Dr Rod Wilson presented three inspirational key-note addresses around the GA theme ‘Hope’. One of his addresses used the George Frederick Watts painting entitled ‘Hope’ as its focus. To quote Google – ‘…it shows a lone blindfolded female figure sitting on a globe playing a lyre which has only a single string remaining. The background is almost blank, its only visible feature a single star. Watts intentionally used symbolism not traditionally associated with hope to make the painting’s meaning ambiguous’. I was reminded of the quote from Israeli violinist Yitzhak Perlman, ‘Our task is to make music with what remains.’

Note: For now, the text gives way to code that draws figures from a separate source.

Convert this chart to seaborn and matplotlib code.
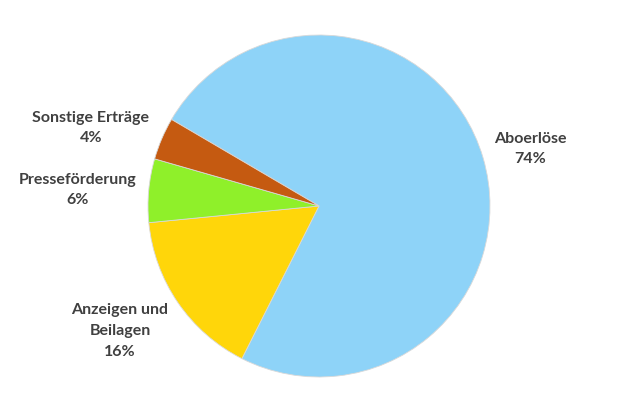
import matplotlib
matplotlib.use("Agg")
import matplotlib.pyplot as plt
import seaborn as sns

# revenue shares (percent), clockwise from upper left
categories = ["Aboerlöse", "Anzeigen und\nBeilagen", "Presseförderung", "Sonstige Erträge"]
shares = [74, 16, 6, 4]
colors = ["#8ED3F8", "#FFD60A", "#8FF02A", "#C55A11"]

# label anchor points in pixel coordinates (x, y from top)
label_pos = [(530, 149), (120, 331), (78, 190), (91, 128)]

sns.set_theme(style="white")
plt.rcParams["font.family"] = ["Lato", "DejaVu Sans"]

fig = plt.figure(figsize=(6.4, 4.13), dpi=100)
ax = fig.add_axes([0, 0, 1, 1])
ax.pie(shares, colors=colors, startangle=149.6, counterclock=False,
       center=(319, 413 - 206), radius=171,
       wedgeprops=dict(edgecolor="#d9d9d9", linewidth=0.6))
ax.set_xlim(0, 640)
ax.set_ylim(0, 413)
ax.set_aspect("equal")
ax.axis("off")

for cat, val, (x, y) in zip(categories, shares, label_pos):
    ax.text(x, 413 - y, f"{cat}\n{val}%", ha="center", va="center",
            fontsize=11.5, fontweight="bold", color="#404040", linespacing=1.6)

fig.savefig("out.png", dpi=100)
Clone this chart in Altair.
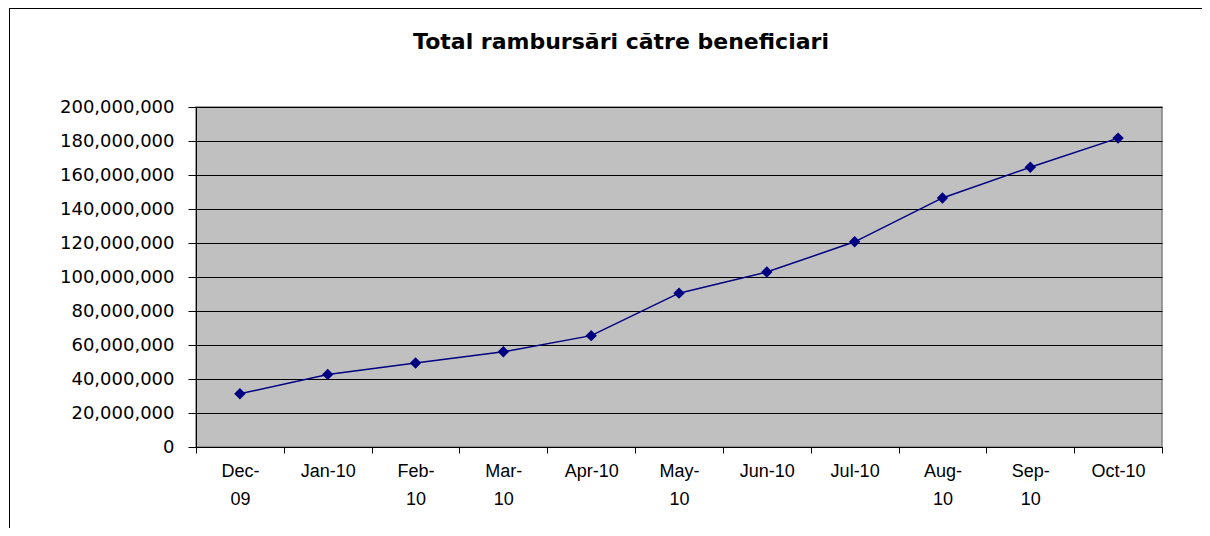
import json
import altair as alt
import pandas as pd

# ---- data ----
months = ["Dec-09", "Jan-10", "Feb-10", "Mar-10", "Apr-10", "May-10",
          "Jun-10", "Jul-10", "Aug-10", "Sep-10", "Oct-10"]
values = [31300000, 42700000, 49400000, 56000000, 65500000, 90500000,
          102900000, 120700000, 146500000, 164600000, 181700000]
wrapped = ["Dec-09", "Feb-10", "Mar-10", "May-10", "Aug-10", "Sep-10"]
y_ticks = [0, 20000000, 40000000, 60000000, 80000000, 100000000,
           120000000, 140000000, 160000000, 180000000, 200000000]
title_text = "Total rambursări către beneficiari"

df = pd.DataFrame({"idx": list(range(len(months))), "month": months, "value": values})

label_list = [[m[:4], m[4:]] if m in wrapped else m for m in months]
label_expr = json.dumps(label_list, ensure_ascii=False) + "[round(datum.value)]"
band_edges = [i - 0.5 for i in range(len(months) + 1)]

W, H = 966, 340
PAD_L, PAD_T = 188, 99
PAD_R = 1194 - PAD_L - W
PAD_B = 520 - PAD_T - H

x_scale = alt.Scale(domain=[-0.5, len(months) - 0.5], nice=False, zero=False)
y_scale = alt.Scale(domain=[0, 200000000], nice=False)

y_axis = alt.Axis(values=y_ticks, labelExpr="format(datum.value, ',')", title=None,
                  labelFont="DejaVu Sans", labelFontSize=18, labelColor="black",
                  labelPadding=14, tickSize=8, tickColor="black",
                  domainColor="black", gridColor="black", gridWidth=1,
                  grid=True, labelOverlap=False)

base = alt.Chart(df)

line = base.mark_line(color="#000080", strokeWidth=1.5).encode(
    x=alt.X("idx:Q", scale=x_scale,
            axis=alt.Axis(orient="bottom", values=band_edges, labels=False,
                          ticks=True, tickSize=6, tickColor="black",
                          domain=True, domainColor="black", grid=False,
                          title=None)),
    y=alt.Y("value:Q", scale=y_scale, axis=y_axis),
)

points = base.mark_point(shape="diamond", filled=True, color="#000080",
                         size=130, opacity=1).encode(
    x=alt.X("idx:Q", scale=x_scale,
            axis=alt.Axis(orient="bottom", values=list(range(len(months))),
                          labelExpr=label_expr, ticks=False, domain=False,
                          grid=False, title=None,
                          labelFont="Liberation Sans Narrow, Arial",
                          labelFontSize=18, labelColor="black",
                          labelBaseline="top", labelPadding=15,
                          labelLineHeight=28)),
    y=alt.Y("value:Q", scale=y_scale, axis=y_axis),
)

one = alt.Data(values=[{"a": 1}])

top_edge = alt.Chart(one).mark_rule(color="black", strokeWidth=1, clip=False).encode(
    x=alt.value(9 - 8 - PAD_L),
    x2=alt.value(W + PAD_R + 20),
    y=alt.value(8 - 8 - PAD_T + 0.5),
)
left_edge = alt.Chart(one).mark_rule(color="black", strokeWidth=1, clip=False).encode(
    x=alt.value(9 - 8 - PAD_L + 0.5),
    y=alt.value(8 - 8 - PAD_T),
    y2=alt.value(H + PAD_B + 20),
)

title = alt.Chart(one).mark_text(
    font="DejaVu Sans", fontSize=22, fontWeight="bold", color="black",
    align="center", baseline="alphabetic", clip=False
).encode(
    x=alt.value(621 - 8 - PAD_L),
    y=alt.value(49 - 8 - PAD_T),
    text=alt.value(title_text),
)

chart = alt.layer(top_edge, left_edge, line, points, title).resolve_axis(x="independent").properties(
    width=W, height=H,
    autosize=alt.AutoSizeParams(type="none"),
    padding={"left": PAD_L, "top": PAD_T, "right": PAD_R, "bottom": PAD_B},
).configure(background="white"
).configure_view(fill="#C0C0C0", stroke="#808080", strokeWidth=1.5)

chart.save("out.html", embed_options={"renderer": "svg", "actions": False})
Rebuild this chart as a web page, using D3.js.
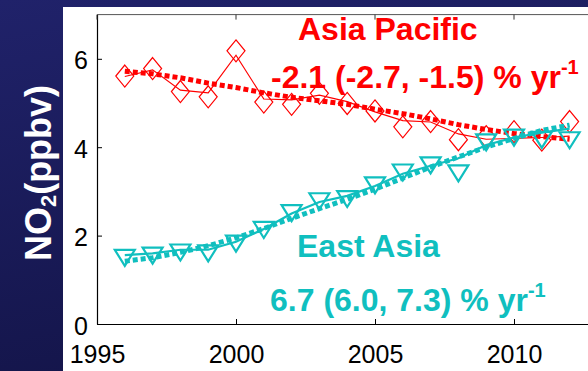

For St Aidans, the key discussion and decision was the Northern Presbytery’s overture seeking the Church Property Trustees’ (CPT) review of the decision requiring repairs to church property to be undertaken by mid-2017. There was wide debate of the proposal and when put to the vote, only 57.72% of the votes were in favour. PCANZ, GA decisions require a 60% majority to pass. Unfortunately, I believe the timing of the earthquakes in Hamner, Kaikoura and Wellington had an effect on the decision-making. The CPT Deputy Chair has indicated that they would be open to reasonable approaches from Parishes which have buildings with an earthquake assessment of less than 66%.
During GA invited guests from other countries made presentations and were appropriately acknowledged – Australia, Korea, Vanuatu, and Taiwan.
The participation of Te Aka Puaho and Pacific Island Synod representatives was an important component of proceedings.
Concurrently with the GA, a resourcing conference was held. The programme included a variety of speakers as well as workshops. Pat was able to attend a number of these – principally relating to music and kids friendly. The GA programme allowed for Commissioners to attend one of the workshops.
The whole GA was noted for its collegial spirit and mostly respectful participation. We met a number of interesting people and have made some good connections.
The GA concluded with Commissioners being encouraged to bring good business to the next GA that was future focussed and hopeful. It was suggested that perhaps the wrong people were making decisions for the future and space needed to be made for the younger generations to attend and make decisions for the future.